For whatever reason, Seattle has played terrible in the first half of three of its divisional road games in Carroll’s tenure. In the 2012 playoffs at Atlanta, Seattle fell behind 20-0 at halftime, rallied to take the lead, but lost 30-28. In 2015 at Carolina, Seattle fell behind 31-0 before a late rally fell short in a 31-24 loss. And on Sunday, the Seahawks were down 21-3 at halftime to Green Bay.

Seattle has played five total divisional round playoff games on the road under Carroll. It has been outscored 112-13 combined in the first half of those five games.
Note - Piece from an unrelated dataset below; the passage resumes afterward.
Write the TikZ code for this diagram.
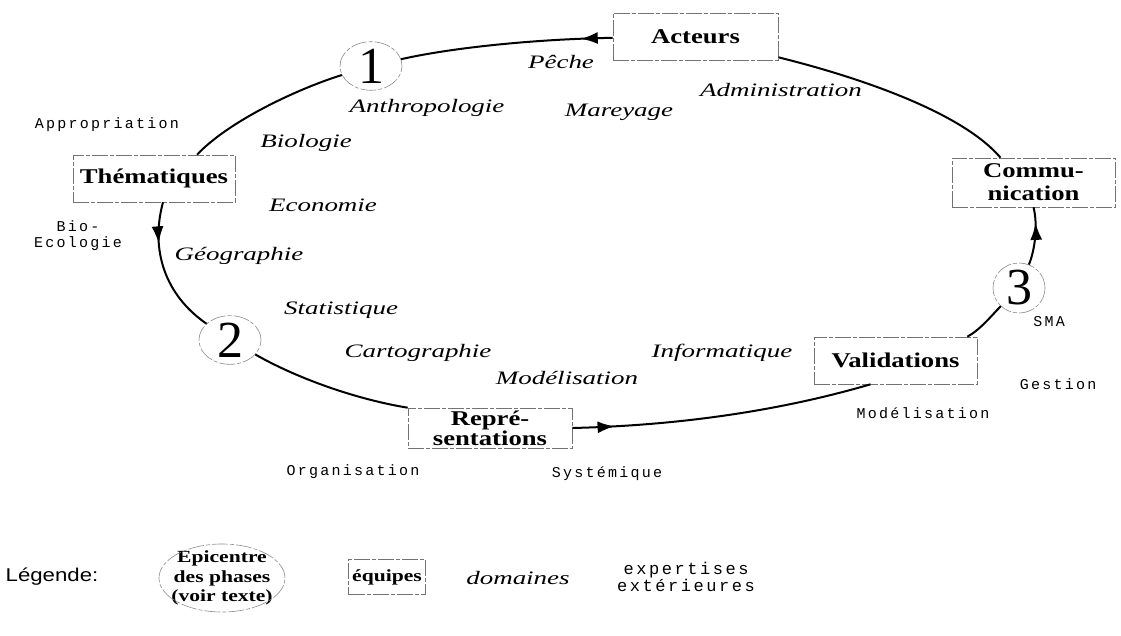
\documentclass[tikz,border=0pt]{standalone}
\usepackage{fontspec}
\setmainfont{Liberation Serif}
\newfontfamily\teamfont[FakeStretch=1.27]{Liberation Serif}
\newfontfamily\domfont[FakeStretch=1.42]{Liberation Serif}
\newfontfamily\expfont[LetterSpace=15]{Liberation Mono}
\newfontfamily\legfont[FakeStretch=1.2]{Liberation Sans}
\usetikzlibrary{arrows.meta,decorations.markings,shapes.geometric}

\begin{document}
\begin{tikzpicture}[x=1pt,y=-1pt,
  loopline/.style={line width=2pt, black},
  scanline/.style={draw=black!55, line width=0.6pt, dash pattern=on 16pt off 2pt on 4pt off 2pt},
  teambox/.style={scanline, inner sep=0pt, align=center,
    font=\teamfont\bfseries\fontsize{21}{23}\selectfont},
  phasering/.style={ellipse, scanline, draw=black!45, inner sep=0pt,
    minimum width=62pt, minimum height=48pt, font=\fontsize{52}{52}\selectfont},
  domword/.style={inner sep=0pt, font=\domfont\itshape\fontsize{19}{22}\selectfont},
  expword/.style={inner sep=0pt, align=center, font=\expfont\fontsize{15}{16}\selectfont},
  midarrow/.style={postaction={decorate}, decoration={markings,
    mark=at position #1 with {\arrow{Latex[length=17pt,width=12pt]}}}}
]
\useasboundingbox (0,0) rectangle (1121,636);
\fill[white] (0,0) rectangle (1121,636);

% teams
\node[teambox, minimum width=165pt, minimum height=47pt] (act)  at (695.5,36.5) {Acteurs};
\node[teambox, minimum width=162pt, minimum height=47pt] (them) at (154,178.5) {Thématiques};
\node[teambox, minimum width=164pt, minimum height=40pt,
      font=\teamfont\bfseries\fontsize{21}{20}\selectfont] (rep) at (490,428) {Repré-\\sentations};
\node[teambox, minimum width=163pt, minimum height=47pt] (val)  at (895.5,360.5) {Validations};
\node[teambox, minimum width=163pt, minimum height=49pt] (comm) at (1033.5,182.5) {Commu-\\nication};

% phase epicentres
\node[phasering] (p1) at (371,66) {1};
\node[phasering] (p2) at (230,340) {2};
\node[phasering, minimum width=52pt, minimum height=50pt] (p3) at (1019,288) {3};

% cycle
\draw[loopline, midarrow=0.15] (act) .. controls (540,39) and (455,47) .. (p1);
\draw[loopline] (p1) .. controls (300,88) and (230,120) .. ([xshift=43pt]them.north);
\draw[loopline, midarrow=0.3] ([xshift=9pt]them.south) .. controls (150,250) and (165,295) .. (p2);
\draw[loopline] (p2) .. controls (300,380) and (360,400) .. (rep.north west);
\draw[loopline, midarrow=0.14] (rep.east) .. controls (700,425) and (800,405) .. ([xshift=-25pt]val.south);
\draw[loopline] ([xshift=-10pt]val.north east) .. controls (980,330) and (992,315) .. (p3);
\draw[loopline, midarrow=0.73] (p3) .. controls (1035,250) and (1038,225) .. (comm.south);
\draw[loopline] ([xshift=-33pt]comm.north) .. controls (960,110) and (850,75) .. ([yshift=3pt]act.south east);

% domains
\node[domword] (d1)  at (561,62)  {Pêche};
\node[domword] (d2)  at (427,108) {Anthropologie};
\node[domword] (d3)  at (619,112) {Mareyage};
\node[domword] (d4)  at (781,90)  {Administration};
\node[domword] (d5)  at (306,143) {Biologie};
\node[domword] (d6)  at (323,205) {Economie};
\node[domword] (d7)  at (239,256) {Géographie};
\node[domword] (d8)  at (341,310) {Statistique};
\node[domword] (d9)  at (418,353) {Cartographie};
\node[domword] (d10) at (567,378) {Modélisation};
\node[domword] (d11) at (722,353) {Informatique};

% outside expertise
\node[expword] (e1) at (107,125)  {Appropriation};
\node[expword] (e2) at (78,236)   {Bio-\\Ecologie};
\node[expword] (e3) at (1049,322) {SMA};
\node[expword] (e4) at (1058,384) {Gestion};
\node[expword] (e5) at (923,413)  {Modélisation};
\node[expword] (e6) at (353,472)  {Organisation};
\node[expword] (e7) at (607,474)  {Systémique};

% key
\node[inner sep=0pt, font=\legfont\fontsize{18.5}{20}\selectfont] (key) at (52,577) {Légende:};
\node[inner sep=0pt, align=center,
      font=\teamfont\bfseries\fontsize{17}{19.5}\selectfont] (kepi) at (222,578) {Epicentre\\des phases\\(voir texte)};
\draw[scanline, draw=black!45] (kepi.center) ellipse [x radius=63pt, y radius=34pt];
\node[teambox, minimum width=77pt, minimum height=35pt,
      font=\teamfont\bfseries\fontsize{17}{18}\selectfont] (kteam) at (387,577) {équipes};
\node[domword] (kdom) at (518,578) {domaines};
\node[expword, font=\expfont\fontsize{17}{17}\selectfont] (kexp) at (686,577) {expertises\\extérieures};
\end{tikzpicture}
\end{document}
Seattle clearly needs some changes on defense. Carroll likened this season to 2012 and it was the following offseason that Seattle went out and landed pass rushers Michael Bennett and Cliff Avril in free agency. A similar haul is needed again to solve the Seahawks biggest defensive issue. The other area to watch will be how Seattle approaches its offensive line. Germain Ifedi, George Fant and Mike Iupati are all free agents. Duane Brown will turn 35 before the start of next season. Britt is coming off an ACL injury. Making sure the line of scrimmage is addressed appropriately on both sides of the ball will be the key whether Seattle can make a similar jump as it did from 2012 to 2013 when it went from a divisional round playoff loss to Super Bowl champs.

“Guys need to go into the offseason with a chip on their shoulder. They have to make sure they feel that loss. Don’t just throw it away, really feel that loss the whole offseason and how close we could have been,” Wagner said.